Tuesday, May 30, 2017


Bira i platu-mo yanggen guaha taotao gi lamasa na kahulo' ya må'pos.

Turn your plate if someone at table gets up and leaves.

This folk belief isn't held by everyone. In fact, from asking around, I'd say it is practiced by only a certain number of people. Most of the people I talked to don't practice it. Some have heard of the belief, and many haven't heard of it at all until I asked them. And these were older people.

The idea is that, by turning one's plate, the person leaving will make it safely to his or her destination. As soon as the person leaves the table, give your plate a rotation. A full one; 360 degrees. It will prevent the person leaving getting into an accident or meeting some other misfortune.

I suppose that turning the plate plays out, with action, the hope that the person leaving returns, re-turns, safe and sound. So, turn the plate! We act out in deed what we hope for.

The practice raised my suspicions and I inquired among my Filipino friends and, yes indeed, this belief is also found among them, though not all practice it.

They call it "ikot plato," the turning of a plate. They also do it for the same reason; the protection of the one leaving.

The majority of the older people I talked to had heard that some people do this, but they didn't. Nor had their parents and grandparents, so we're already going into the 1890s if we're talking about an 80-year-old's grandparents.

And, yet, there are some who say that their grandparents did practice this, and that takes us back to the 1890s as well.
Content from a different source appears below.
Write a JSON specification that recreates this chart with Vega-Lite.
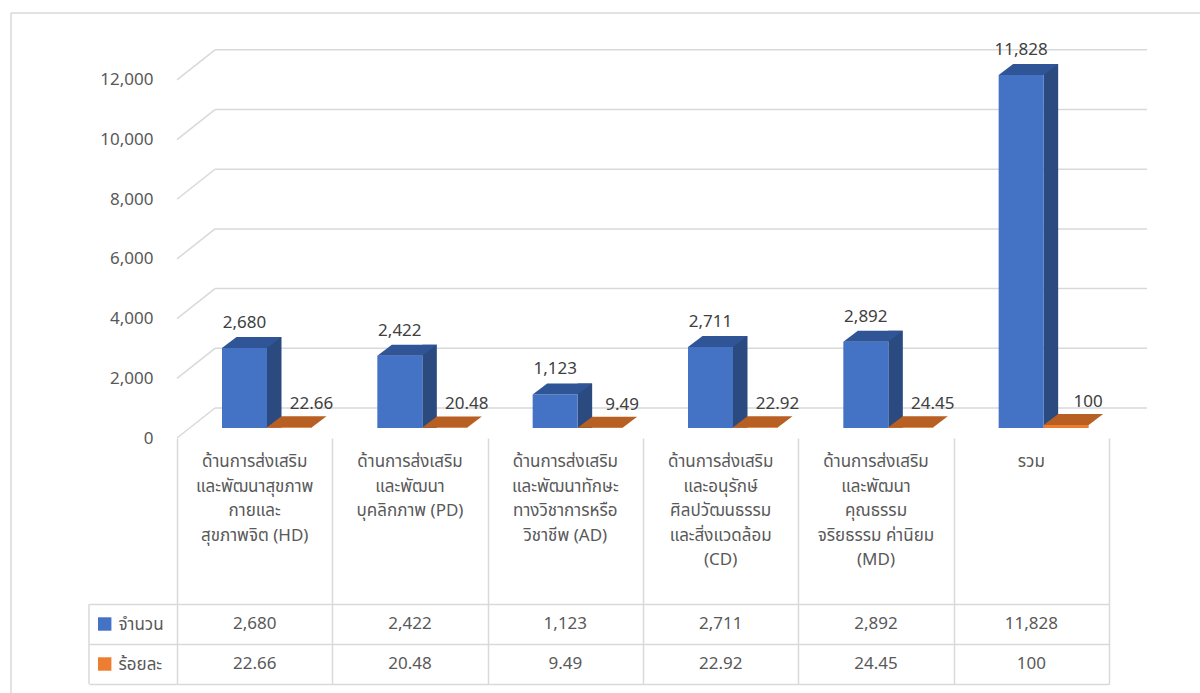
{
  "$schema": "https://vega.github.io/schema/vega-lite/v6.json",
  "padding": {"left": 10, "top": 12, "right": 0, "bottom": 0},
  "bounds": "flush",
  "spacing": 0,
  "background": "white",
  "config": {
    "view": {"stroke": null},
    "font": "Noto Sans Thai, Noto Sans, sans-serif",
    "text": {"font": "Noto Sans Thai, Noto Sans, sans-serif"},
    "style": {
      "barsY": {"labelPadding": 24, "labelFontSize": 17, "labelColor": "#595959", "labelFont": "Noto Sans Thai, Noto Sans, sans-serif", "domain": false, "ticks": false, "grid": false},
      "tableX": {"grid": true, "labels": false, "ticks": false, "domain": false, "gridColor": "#D9D9D9", "gridWidth": 1.5},
      "tableY": {"domain": false, "ticks": true, "tickSize": 88, "tickColor": "#D9D9D9", "tickWidth": 1.5, "grid": true, "gridColor": "#D9D9D9", "gridWidth": 1.5, "labelAlign": "left", "labelPadding": -29, "labelFontSize": 17, "labelColor": "#595959", "labelFont": "Noto Sans Thai, Noto Sans, sans-serif"}
    }
  },
  "datasets": {
    "main": [
      {"code": "HD", "label": "ด้านการส่งเสริม\nและพัฒนาสุขภาพ\nกายและ\nสุขภาพจิต (HD)", "จำนวน": 2680, "ร้อยละ": 22.66},
      {"code": "PD", "label": "ด้านการส่งเสริม\nและพัฒนา\nบุคลิกภาพ (PD)", "จำนวน": 2422, "ร้อยละ": 20.48},
      {"code": "AD", "label": "ด้านการส่งเสริม\nและพัฒนาทักษะ\nทางวิชาการหรือ\nวิชาชีพ (AD)", "จำนวน": 1123, "ร้อยละ": 9.49},
      {"code": "CD", "label": "ด้านการส่งเสริม\nและอนุรักษ์\nศิลปวัฒนธรรม\nและสิ่งแวดล้อม\n(CD)", "จำนวน": 2711, "ร้อยละ": 22.92},
      {"code": "MD", "label": "ด้านการส่งเสริม\nและพัฒนา\nคุณธรรม\nจริยธรรม ค่านิยม\n(MD)", "จำนวน": 2892, "ร้อยละ": 24.45},
      {"code": "รวม", "label": "รวม", "จำนวน": 11828, "ร้อยละ": 100}
    ],
    "grid": [{"v": 0}, {"v": 2000}, {"v": 4000}, {"v": 6000}, {"v": 8000}, {"v": 10000}, {"v": 12000}]
  },
  "vconcat": [
    {
      "width": 932,
      "height": 388,
      "data": {"name": "main"},
      "layer": [
        {
          "data": {"values": [{}]},
          "mark": {"type": "rule", "color": "#D9D9D9", "strokeWidth": 1.5, "xOffset": -166, "x2Offset": 100, "yOffset": -37},
          "encoding": {
            "x": {"datum": "HD", "type": "nominal", "bandPosition": 0, "scale": {"type": "band", "domain": ["HD", "PD", "AD", "CD", "MD", "รวม"], "paddingInner": 0, "paddingOuter": 0}, "axis": null},
            "x2": {"datum": "รวม", "bandPosition": 1},
            "y": {"datum": 13000, "type": "quantitative", "scale": {"domain": [0, 13000], "nice": false}, "axis": {"style": "barsY", "values": [0, 2000, 4000, 6000, 8000, 10000, 12000], "labelExpr": "format(datum.value, ',')", "title": null}}
          }
        },
        {
          "data": {"values": [{}]},
          "mark": {"type": "rule", "color": "#D9D9D9", "strokeWidth": 1.5, "xOffset": -166, "yOffset": -37},
          "encoding": {
            "x": {"datum": "HD", "type": "nominal", "bandPosition": 0, "axis": null},
            "y": {"datum": 13000, "type": "quantitative", "axis": {"style": "barsY", "values": [0, 2000, 4000, 6000, 8000, 10000, 12000], "labelExpr": "format(datum.value, ',')", "title": null}},
            "y2": {"datum": 0}
          }
        },
        {
          "data": {"name": "grid"},
          "mark": {"type": "rule", "color": "#D9D9D9", "strokeWidth": 1.5, "xOffset": 38, "x2Offset": 38, "yOffset": -30},
          "encoding": {
            "x": {"datum": "HD", "type": "nominal", "bandPosition": 0, "axis": null},
            "x2": {"datum": "รวม", "bandPosition": 1},
            "y": {"field": "v", "type": "quantitative", "axis": {"style": "barsY", "values": [0, 2000, 4000, 6000, 8000, 10000, 12000], "labelExpr": "format(datum.value, ',')", "title": null}}
          }
        },
        {
          "data": {"name": "grid"},
          "mark": {"type": "rule", "color": "#D9D9D9", "strokeWidth": 1.5, "x2Offset": 38, "y2Offset": -30},
          "encoding": {
            "x": {"datum": "HD", "type": "nominal", "bandPosition": 0, "axis": null},
            "x2": {"datum": "HD", "bandPosition": 0},
            "y": {"field": "v", "type": "quantitative", "axis": {"style": "barsY", "values": [0, 2000, 4000, 6000, 8000, 10000, 12000], "labelExpr": "format(datum.value, ',')", "title": null}},
            "y2": {"field": "v"}
          }
        },
        {
          "mark": {"type": "bar", "color": "#2A4A80", "width": 14.5, "xOffset": 19.58, "yOffset": -21, "y2Offset": -10},
          "encoding": {
            "x": {"field": "code", "type": "nominal", "axis": null},
            "y": {"field": "จำนวน", "type": "quantitative", "axis": {"style": "barsY", "values": [0, 2000, 4000, 6000, 8000, 10000, 12000], "labelExpr": "format(datum.value, ',')", "title": null}},
            "y2": {"datum": 0}
          }
        },
        {
          "mark": {"type": "bar", "color": "#4472C4", "width": 45, "xOffset": -10.17, "yOffset": -10, "y2Offset": -10},
          "encoding": {
            "x": {"field": "code", "type": "nominal", "axis": null},
            "y": {"field": "จำนวน", "type": "quantitative", "axis": {"style": "barsY", "values": [0, 2000, 4000, 6000, 8000, 10000, 12000], "labelExpr": "format(datum.value, ',')", "title": null}},
            "y2": {"datum": 0}
          }
        },
        {
          "mark": {"type": "point", "shape": "M-32.67,0L-18.17,-11L26.83,-11L12.33,0Z", "size": 4, "filled": true, "opacity": 1, "color": "#2F5597", "strokeWidth": 0, "yOffset": -10},
          "encoding": {
            "x": {"field": "code", "type": "nominal", "axis": null},
            "y": {"field": "จำนวน", "type": "quantitative", "axis": {"style": "barsY", "values": [0, 2000, 4000, 6000, 8000, 10000, 12000], "labelExpr": "format(datum.value, ',')", "title": null}}
          }
        },
        {
          "mark": {"type": "bar", "color": "#ED7D31", "width": 45, "xOffset": 34.83, "yOffset": -10, "y2Offset": -10},
          "encoding": {
            "x": {"field": "code", "type": "nominal", "axis": null},
            "y": {"field": "ร้อยละ", "type": "quantitative", "axis": {"style": "barsY", "values": [0, 2000, 4000, 6000, 8000, 10000, 12000], "labelExpr": "format(datum.value, ',')", "title": null}},
            "y2": {"datum": 0}
          }
        },
        {
          "mark": {"type": "point", "shape": "M12.33,0L26.83,-11L71.83,-11L57.33,0Z", "size": 4, "filled": true, "opacity": 1, "color": "#B85F23", "strokeWidth": 0, "yOffset": -10},
          "encoding": {
            "x": {"field": "code", "type": "nominal", "axis": null},
            "y": {"field": "ร้อยละ", "type": "quantitative", "axis": {"style": "barsY", "values": [0, 2000, 4000, 6000, 8000, 10000, 12000], "labelExpr": "format(datum.value, ',')", "title": null}}
          }
        },
        {
          "mark": {"type": "text", "xOffset": -10.17, "yOffset": -35, "fontSize": 17, "color": "#404040", "baseline": "middle"},
          "encoding": {
            "x": {"field": "code", "type": "nominal", "axis": null},
            "y": {"field": "จำนวน", "type": "quantitative", "axis": {"style": "barsY", "values": [0, 2000, 4000, 6000, 8000, 10000, 12000], "labelExpr": "format(datum.value, ',')", "title": null}},
            "text": {"field": "จำนวน", "type": "quantitative", "format": ","}
          }
        },
        {
          "mark": {"type": "text", "xOffset": 56.8, "yOffset": -33, "fontSize": 17, "color": "#404040", "baseline": "middle"},
          "encoding": {
            "x": {"field": "code", "type": "nominal", "axis": null},
            "y": {"field": "ร้อยละ", "type": "quantitative", "axis": {"style": "barsY", "values": [0, 2000, 4000, 6000, 8000, 10000, 12000], "labelExpr": "format(datum.value, ',')", "title": null}},
            "text": {"field": "ร้อยละ", "type": "quantitative", "format": ","}
          }
        }
      ]
    },
    {
      "width": 932,
      "height": 166,
      "data": {"name": "main"},
      "layer": [
        {
          "data": {"values": [{}]},
          "mark": {"type": "rule", "color": "#D9D9D9", "strokeWidth": 1.5, "xOffset": -166},
          "encoding": {
            "x": {"datum": "HD", "type": "nominal", "bandPosition": 0, "axis": {"style": "tableX", "tickBand": "extent", "title": null}}
          }
        },
        {
          "mark": {"type": "text", "baseline": "top", "dy": -67, "lineBreak": "\n", "lineHeight": 24.5, "fontSize": 17, "color": "#595959"},
          "encoding": {
            "x": {
              "field": "code", "type": "nominal",
              "scale": {"type": "band", "domain": ["HD", "PD", "AD", "CD", "MD", "รวม"], "paddingInner": 0, "paddingOuter": 0},
              "axis": {"style": "tableX", "tickBand": "extent", "title": null}
            },
            "text": {"field": "label"}
          }
        }
      ]
    },
    {
      "width": 932,
      "height": 80,
      "data": {"name": "main"},
      "layer": [
        {
          "data": {"values": [{}]},
          "mark": {"type": "rule", "color": "#D9D9D9", "strokeWidth": 1.5, "xOffset": -166, "y2Offset": 12},
          "encoding": {
            "x": {"datum": "HD", "type": "nominal", "bandPosition": 0, "scale": {"type": "band", "domain": ["HD", "PD", "AD", "CD", "MD", "รวม"], "paddingInner": 0, "paddingOuter": 0}, "axis": {"style": "tableX", "tickBand": "extent", "title": null}},
            "y": {"datum": "จำนวน", "type": "nominal", "bandPosition": 0, "scale": {"type": "band", "domain": ["จำนวน", "ร้อยละ"], "paddingInner": 0, "paddingOuter": 0}, "axis": {"style": "tableY", "tickBand": "extent", "title": null}},
            "y2": {"datum": "ร้อยละ", "bandPosition": 1}
          }
        },
        {
          "data": {"values": [{}]},
          "mark": {"type": "rule", "color": "#D9D9D9", "strokeWidth": 1.5, "xOffset": -88},
          "encoding": {
            "x": {"datum": "HD", "type": "nominal", "bandPosition": 0, "axis": {"style": "tableX", "tickBand": "extent", "title": null}}
          }
        },
        {
          "transform": [{"fold": ["จำนวน", "ร้อยละ"], "as": ["row", "value"]}, {"filter": "datum.code === 'HD'"}],
          "mark": {"type": "point", "shape": "square", "size": 180, "filled": true, "opacity": 1, "strokeWidth": 0, "xOffset": -72.3},
          "encoding": {
            "x": {"datum": "HD", "type": "nominal", "bandPosition": 0, "axis": {"style": "tableX", "tickBand": "extent", "title": null}},
            "y": {"field": "row", "type": "nominal", "axis": {"style": "tableY", "tickBand": "extent", "title": null}},
            "color": {"field": "row", "type": "nominal", "scale": {"domain": ["จำนวน", "ร้อยละ"], "range": ["#4472C4", "#ED7D31"]}, "legend": null}
          }
        },
        {
          "transform": [{"fold": ["จำนวน", "ร้อยละ"], "as": ["row", "value"]}],
          "mark": {"type": "text", "fontSize": 17, "color": "#595959", "baseline": "middle"},
          "encoding": {
            "x": {"field": "code", "type": "nominal", "axis": {"style": "tableX", "tickBand": "extent", "title": null}},
            "y": {"field": "row", "type": "nominal", "axis": {"style": "tableY", "tickBand": "extent", "title": null}},
            "text": {"field": "value", "type": "quantitative", "format": ","}
          }
        }
      ]
    }
  ]
}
  1. My father had us do this whenever someone leaves the house when we were eating.

  2. I grew up with this belief. Learned from my grandparents but never questioned why

  3. My parents practiced this and had us turn our plates whenever anyone had to leave the table early. My father was born in 1921 and my mother in 1924 (both are now deceased) so they were the older generation. I'm surprised that this is not a well-known practice.